**STORED RECORDS:**
⟨

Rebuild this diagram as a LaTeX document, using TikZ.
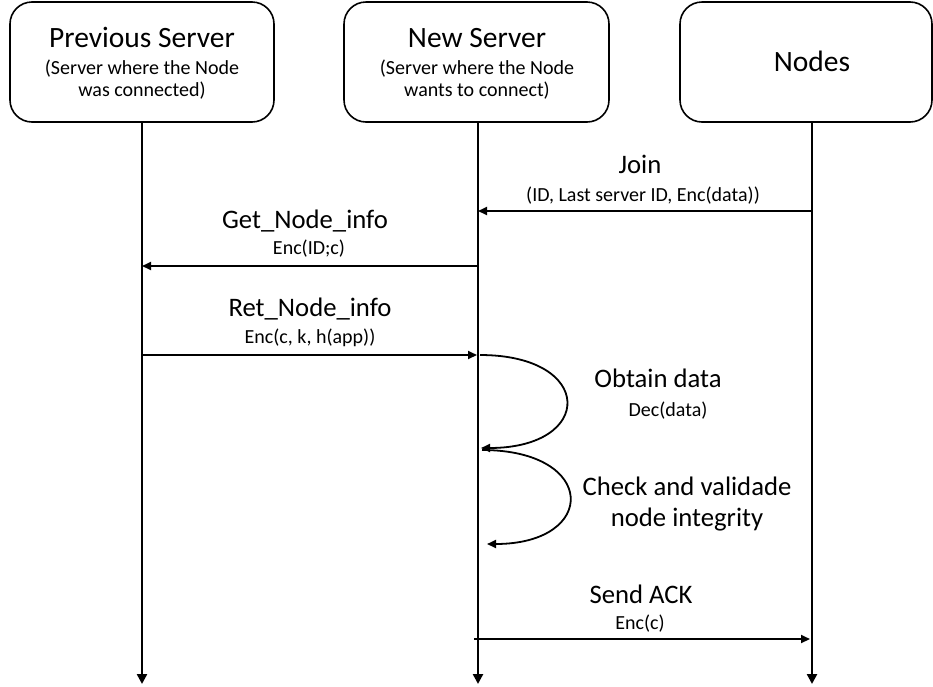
\documentclass[tikz,border=0pt]{standalone}
\usepackage{fontspec}
\setmainfont{Carlito}
\usetikzlibrary{arrows.meta}

\tikzset{
  actor/.style={draw, line width=1.6pt, rounded corners=22pt, minimum width=264pt, minimum height=120pt, inner sep=0pt},
  head/.style={font=\fontsize{29.5}{32}\selectfont, text height=18.5pt, text depth=0pt, inner sep=0pt},
  big/.style={font=\fontsize{26.7}{30}\selectfont, text height=16pt, text depth=0pt, inner sep=0pt},
  small/.style={font=\fontsize{20}{22}\selectfont, text height=12pt, text depth=0pt, inner sep=0pt},
  life/.style={line width=2.4pt, -{Triangle[length=10pt,width=10pt]}},
  msg/.style={line width=1.8pt, -{Triangle[length=9pt,width=8pt]}}
}

\begin{document}
\begin{tikzpicture}[x=1pt, y=-1pt]
\useasboundingbox (0,0) rectangle (933,686);

\node[actor] (prev) at (142,62) {};
\node[actor, minimum width=265pt] (new) at (476.5,62) {};
\node[actor, minimum width=252pt] (nodes) at (806,62) {};

\node[head] (prevhd) at (142,38) {Previous Server};
\node[small] (prevs1) at (142,68) {(Server where the Node};
\node[small] (prevs2) at (142,90) {was connected)};
\node[head] (newhd) at (477,38) {New Server};
\node[small] (news1) at (477,68) {(Server where the Node};
\node[small] (news2) at (477,90) {wants to connect)};
\node[head] (nodeshd) at (812,62) {Nodes};

\coordinate (prevend) at (142,684);
\coordinate (newend) at (478,684);
\coordinate (nodesend) at (812,684);
\draw[life] (prev.south) -- (prevend);
\draw[life] (new.south -| newend) -- (newend);
\draw[life] (nodes.south -| nodesend) -- (nodesend);

\coordinate (join1) at (812,211);
\coordinate (join2) at (478,211);
\draw[msg] (join1) -- (join2);
\node[big] (joinlbl) at (640,165) {Join};
\node[small] (joinsub) at (643,195) {(ID, Last server ID, Enc(data))};

\coordinate (get1) at (478,266);
\coordinate (get2) at (142,266);
\draw[msg] (get1) -- (get2);
\node[big] (getlbl) at (305,220) {Get\_Node\_info};
\node[small] (getsub) at (309,248) {Enc(ID;c)};

\coordinate (ret1) at (142,355);
\coordinate (ret2) at (477,355);
\draw[msg] (ret1) -- (ret2);
\node[big] (retlbl) at (310,308) {Ret\_Node\_info};
\node[small] (retsub) at (310,337) {Enc(c, k, h(app))};

\coordinate (obt1) at (480,355);
\coordinate (obt2) at (481,448);
\draw[msg] (obt1) .. controls (595,355) and (595,448) .. (obt2);
\node[big] (obtlbl) at (658,379) {Obtain data};
\node[small] (obtsub) at (668,410) {Dec(data)};

\coordinate (chk1) at (482,450);
\coordinate (chk2) at (487,544);
\draw[msg] (chk1) .. controls (598,450) and (598,544) .. (chk2);
\node[big] (chklbl) at (687,487) {Check and validade};
\node[big] (chklbl2) at (687,518) {node integrity};

\coordinate (ack1) at (474,639);
\coordinate (ack2) at (810,639);
\draw[msg] (ack1) -- (ack2);
\node[big] (acklbl) at (641,595) {Send ACK};
\node[small] (acksub) at (640,623) {Enc(c)};
\end{tikzpicture}
\end{document}
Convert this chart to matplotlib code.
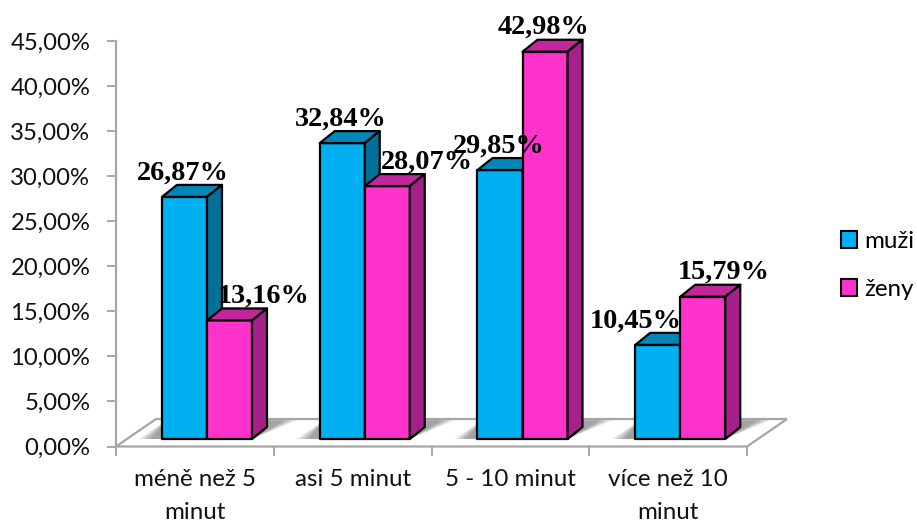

⟩

**TASK REQUIREMENTS:** Repeat the material above word for word and skip every image in it.

**RESPONSE TO THE TASK:**
Rebuild this diagram as a LaTeX document, using TikZ.
\documentclass[tikz,border=0pt]{standalone}
\usepackage{fontspec}
\setmainfont{Carlito}
\usetikzlibrary{arrows.meta}

\tikzset{
  actor/.style={draw, line width=1.6pt, rounded corners=22pt, minimum width=264pt, minimum height=120pt, inner sep=0pt},
  head/.style={font=\fontsize{29.5}{32}\selectfont, text height=18.5pt, text depth=0pt, inner sep=0pt},
  big/.style={font=\fontsize{26.7}{30}\selectfont, text height=16pt, text depth=0pt, inner sep=0pt},
  small/.style={font=\fontsize{20}{22}\selectfont, text height=12pt, text depth=0pt, inner sep=0pt},
  life/.style={line width=2.4pt, -{Triangle[length=10pt,width=10pt]}},
  msg/.style={line width=1.8pt, -{Triangle[length=9pt,width=8pt]}}
}

\begin{document}
\begin{tikzpicture}[x=1pt, y=-1pt]
\useasboundingbox (0,0) rectangle (933,686);

\node[actor] (prev) at (142,62) {};
\node[actor, minimum width=265pt] (new) at (476.5,62) {};
\node[actor, minimum width=252pt] (nodes) at (806,62) {};

\node[head] (prevhd) at (142,38) {Previous Server};
\node[small] (prevs1) at (142,68) {(Server where the Node};
\node[small] (prevs2) at (142,90) {was connected)};
\node[head] (newhd) at (477,38) {New Server};
\node[small] (news1) at (477,68) {(Server where the Node};
\node[small] (news2) at (477,90) {wants to connect)};
\node[head] (nodeshd) at (812,62) {Nodes};

\coordinate (prevend) at (142,684);
\coordinate (newend) at (478,684);
\coordinate (nodesend) at (812,684);
\draw[life] (prev.south) -- (prevend);
\draw[life] (new.south -| newend) -- (newend);
\draw[life] (nodes.south -| nodesend) -- (nodesend);

\coordinate (join1) at (812,211);
\coordinate (join2) at (478,211);
\draw[msg] (join1) -- (join2);
\node[big] (joinlbl) at (640,165) {Join};
\node[small] (joinsub) at (643,195) {(ID, Last server ID, Enc(data))};

\coordinate (get1) at (478,266);
\coordinate (get2) at (142,266);
\draw[msg] (get1) -- (get2);
\node[big] (getlbl) at (305,220) {Get\_Node\_info};
\node[small] (getsub) at (309,248) {Enc(ID;c)};

\coordinate (ret1) at (142,355);
\coordinate (ret2) at (477,355);
\draw[msg] (ret1) -- (ret2);
\node[big] (retlbl) at (310,308) {Ret\_Node\_info};
\node[small] (retsub) at (310,337) {Enc(c, k, h(app))};

\coordinate (obt1) at (480,355);
\coordinate (obt2) at (481,448);
\draw[msg] (obt1) .. controls (595,355) and (595,448) .. (obt2);
\node[big] (obtlbl) at (658,379) {Obtain data};
\node[small] (obtsub) at (668,410) {Dec(data)};

\coordinate (chk1) at (482,450);
\coordinate (chk2) at (487,544);
\draw[msg] (chk1) .. controls (598,450) and (598,544) .. (chk2);
\node[big] (chklbl) at (687,487) {Check and validade};
\node[big] (chklbl2) at (687,518) {node integrity};

\coordinate (ack1) at (474,639);
\coordinate (ack2) at (810,639);
\draw[msg] (ack1) -- (ack2);
\node[big] (acklbl) at (641,595) {Send ACK};
\node[small] (acksub) at (640,623) {Enc(c)};
\end{tikzpicture}
\end{document}
Convert this chart to matplotlib code.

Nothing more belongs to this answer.